Das einzig sinnvolle, erwachsene Konzept zur Krisenbewältigung richtete sich dann in der Wirkung jedoch gegen die abwesende Kandidatin – obwohl die Strategie, wie gesagt, ohne Alternative war. Laut Habeck beherrscht Baerbock ihr Handwerk nicht, weil sie eine Anfängerin ist. Das Verdikt war zunächst nur auf die Talente der debütierenden Sachbuchautorin bezogen und klang an der Oberfläche verständnisvoll: «Bücher zu schreiben, ist Handwerk. Man lernt es. Manchmal gehen die ersten Bücher schief.»
Im Falle von Baerbocks Erstlingswerk «Jetzt» sei «das Handwerk nicht sauber genug beherrscht worden». Aber von wem? Von der Debütantin, von Baerbock, denn, so Habeck, «man schreibt in der Regel allein. Alle schreiben allein.» Baerbock hatte in einem Interview behauptet, niemand schreibe ein Buch allein.

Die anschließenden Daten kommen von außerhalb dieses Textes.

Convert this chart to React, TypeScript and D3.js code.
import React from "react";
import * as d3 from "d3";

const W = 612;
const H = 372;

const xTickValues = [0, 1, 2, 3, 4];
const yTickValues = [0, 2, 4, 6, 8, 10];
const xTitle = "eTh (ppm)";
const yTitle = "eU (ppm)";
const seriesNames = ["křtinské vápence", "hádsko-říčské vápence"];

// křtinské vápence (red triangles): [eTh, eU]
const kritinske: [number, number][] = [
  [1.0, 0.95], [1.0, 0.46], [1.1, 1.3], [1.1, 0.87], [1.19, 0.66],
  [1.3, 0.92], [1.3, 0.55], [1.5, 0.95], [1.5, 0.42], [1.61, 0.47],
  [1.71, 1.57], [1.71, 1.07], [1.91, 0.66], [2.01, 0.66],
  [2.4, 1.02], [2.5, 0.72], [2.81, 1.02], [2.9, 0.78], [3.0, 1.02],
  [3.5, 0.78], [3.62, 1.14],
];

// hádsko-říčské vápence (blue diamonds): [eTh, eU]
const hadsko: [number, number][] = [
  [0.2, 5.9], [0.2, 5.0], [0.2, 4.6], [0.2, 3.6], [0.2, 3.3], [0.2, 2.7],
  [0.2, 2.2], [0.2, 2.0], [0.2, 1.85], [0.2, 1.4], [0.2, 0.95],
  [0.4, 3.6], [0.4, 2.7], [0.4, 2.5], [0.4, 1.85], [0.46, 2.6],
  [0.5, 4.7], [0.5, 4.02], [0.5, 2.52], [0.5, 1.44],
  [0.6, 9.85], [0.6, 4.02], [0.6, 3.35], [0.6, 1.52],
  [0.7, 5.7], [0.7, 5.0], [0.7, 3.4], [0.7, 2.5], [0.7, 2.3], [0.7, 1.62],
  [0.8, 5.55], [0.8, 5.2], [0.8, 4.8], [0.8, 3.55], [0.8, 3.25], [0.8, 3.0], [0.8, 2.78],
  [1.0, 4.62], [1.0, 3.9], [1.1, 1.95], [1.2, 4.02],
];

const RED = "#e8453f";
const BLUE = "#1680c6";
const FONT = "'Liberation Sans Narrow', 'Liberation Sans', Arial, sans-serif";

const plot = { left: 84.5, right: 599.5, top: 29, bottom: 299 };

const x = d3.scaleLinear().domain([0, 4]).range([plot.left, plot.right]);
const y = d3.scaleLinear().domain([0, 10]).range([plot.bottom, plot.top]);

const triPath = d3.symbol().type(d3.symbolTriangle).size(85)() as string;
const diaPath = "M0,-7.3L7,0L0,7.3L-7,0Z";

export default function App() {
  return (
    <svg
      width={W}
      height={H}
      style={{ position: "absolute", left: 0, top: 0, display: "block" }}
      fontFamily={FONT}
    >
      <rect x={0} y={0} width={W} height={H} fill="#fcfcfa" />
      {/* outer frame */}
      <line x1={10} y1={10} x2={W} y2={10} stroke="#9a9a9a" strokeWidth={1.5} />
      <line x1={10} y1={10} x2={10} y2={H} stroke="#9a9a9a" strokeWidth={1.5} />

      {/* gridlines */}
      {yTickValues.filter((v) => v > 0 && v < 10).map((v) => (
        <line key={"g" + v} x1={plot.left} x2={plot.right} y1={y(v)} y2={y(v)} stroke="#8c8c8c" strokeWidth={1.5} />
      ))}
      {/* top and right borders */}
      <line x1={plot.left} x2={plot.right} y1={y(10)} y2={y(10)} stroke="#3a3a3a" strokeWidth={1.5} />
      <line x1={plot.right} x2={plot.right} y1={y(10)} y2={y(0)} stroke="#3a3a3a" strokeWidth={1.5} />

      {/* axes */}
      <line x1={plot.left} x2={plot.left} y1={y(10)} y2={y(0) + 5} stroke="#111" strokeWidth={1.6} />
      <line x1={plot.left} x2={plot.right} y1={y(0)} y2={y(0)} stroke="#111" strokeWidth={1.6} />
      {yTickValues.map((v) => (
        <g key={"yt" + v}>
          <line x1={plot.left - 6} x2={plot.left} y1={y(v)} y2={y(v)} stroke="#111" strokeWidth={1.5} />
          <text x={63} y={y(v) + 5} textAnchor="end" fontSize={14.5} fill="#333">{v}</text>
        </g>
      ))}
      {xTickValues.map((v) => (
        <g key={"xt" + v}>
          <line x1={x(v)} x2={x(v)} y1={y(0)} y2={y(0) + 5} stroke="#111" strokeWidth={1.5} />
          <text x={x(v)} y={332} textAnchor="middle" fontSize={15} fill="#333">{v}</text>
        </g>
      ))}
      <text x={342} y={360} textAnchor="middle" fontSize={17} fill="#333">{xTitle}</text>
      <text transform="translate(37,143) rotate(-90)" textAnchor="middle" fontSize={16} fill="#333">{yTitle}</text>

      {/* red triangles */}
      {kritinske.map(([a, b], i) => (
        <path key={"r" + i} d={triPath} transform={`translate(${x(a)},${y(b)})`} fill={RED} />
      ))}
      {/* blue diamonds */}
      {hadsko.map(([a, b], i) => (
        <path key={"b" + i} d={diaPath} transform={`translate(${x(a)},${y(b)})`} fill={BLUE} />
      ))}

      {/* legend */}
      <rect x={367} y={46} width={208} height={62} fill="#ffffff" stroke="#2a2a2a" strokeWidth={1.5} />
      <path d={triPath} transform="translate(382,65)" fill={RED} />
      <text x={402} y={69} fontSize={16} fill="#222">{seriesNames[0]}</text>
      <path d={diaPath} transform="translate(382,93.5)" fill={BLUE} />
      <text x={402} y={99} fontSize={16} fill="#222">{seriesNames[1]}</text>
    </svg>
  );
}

Die Frau, die ihr Handwerk nicht beherrscht
Die Weiterungen dieses Urteils, das ein Urteil des routinierten Autors zahlreicher Sach- und Jugendbücher über eine Buchnovizin ist, liegen auf der Hand – und dürften Habeck bewusst sein. Was nämlich bleibt, wenn man von einer künstlerischen oder politischen Leistung das Handwerk abzieht? Zwei Dinge: Ehrgeiz und Leidenschaft. Habeck benannte sie klar. Auch Baerbock kenne «die Verführbarkeit, bisschen dicke Hose zu machen». Und sie sei «eine Frau, die von Leidenschaft für ihre Themen, für die Themen, durchdrungen ist und bereit ist, wie man ja sieht, hohe Risiken einzugehen». Von Kompetenz war während des langen Gesprächs nicht die Rede. Von Seriosität auch nicht.
Der weisse Ritter eilt einer strauchelnden Kollegin zu Hilfe und verstärkt mit seinem gewinnenden Einsatz ihr Trudeln. Baerbock ist in Habecks Deutung die Frau, die mangels Erfahrung ihr Handwerk nicht beherrscht. Was vom literarischen Handwerk gilt, setzt sich durch die Breite der Darlegung zum Urteil über fehlende politische Handwerkskünste fort.
Insofern wäre der geeignete Auftrittsort für Baerbock die Liebhaberbühne, wo es mehr auf Leidenschaft denn auf Kompetenz ankommt, und nicht die Weltpolitik. Vor diesem Fluchtpunkt seiner Deutungen verblasst Habecks Bekenntnis, die Grünen wollten in der bestehenden «Aufstellung» in die Wahlen ziehen. Faktisch ist Baerbock seit diesem Auftritt keine ernsthafte Kanzlerkandidatin mehr.